Bitcoin fighting back

Bitcoin is fighting back from its latest downslide that stoked fears of a mass liquidation after the world’s largest token broke below $30,000.

The virtual currency rose as much as 5.8% to $33,821 in Wednesday trading — one day after dramatic rout briefly wiped out gains for the year.

“Fundamentals are healthy and there is too much negativity priced in,” said Felix Dian, who runs crypto-focused fund at MVPQ Capital in London. “Derivatives data, including backwardation in futures, tell us that there is a strong short base at the moment, making any leg lower unlikely to be durable as shorts get squeezed.”

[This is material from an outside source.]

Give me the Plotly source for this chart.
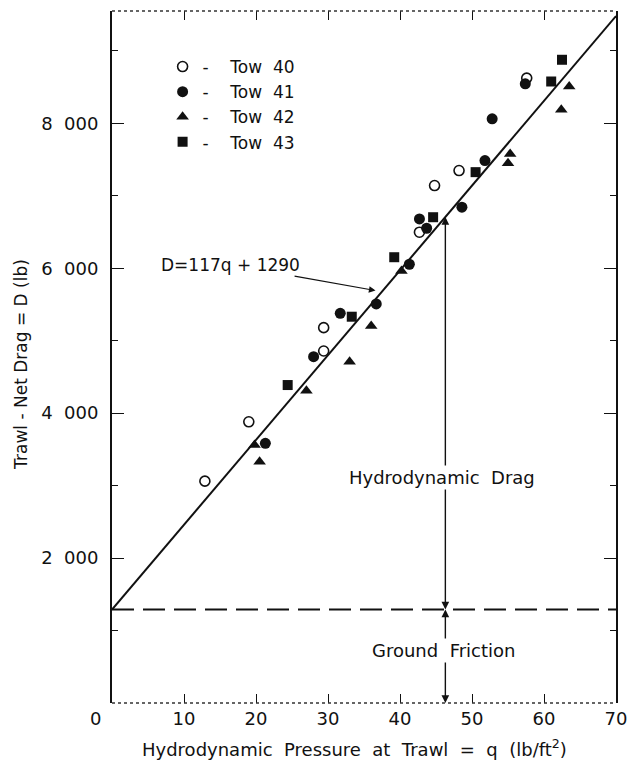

For the past month, Bitcoin has been trapped within a range of the mid-$30,000s, suggesting that the enthusiasm for digital assets is starting to fade.

Regulators are also stepping up scrutiny of the industry. China’s latest broadside came Monday, when the nation’s central bank said it had summoned officials from the biggest lenders as well as AliPay to reiterate a ban on cryptocurrency services.

Even so, crypto-related investment products continue to be rolled out. The Bitcoin Fund listed on the Nasdaq Dubai exchange Wednesday, the first of its kind to trade in the Middle East. The fund traded up 11% from the reference price.

“Given the amount of focus on the $30,000.00 digital Armageddon level, I suspect the smart money moved their stop losses lower,” Jeffrey Halley, senior market analyst at Oanda Asia Pacific Pte. “Sitting just shy of $34,000.00 now, it has probably weathered the storm in the near term.”

He cites levels below $28,000 as a trigger for a mass exodus from Bitcoin.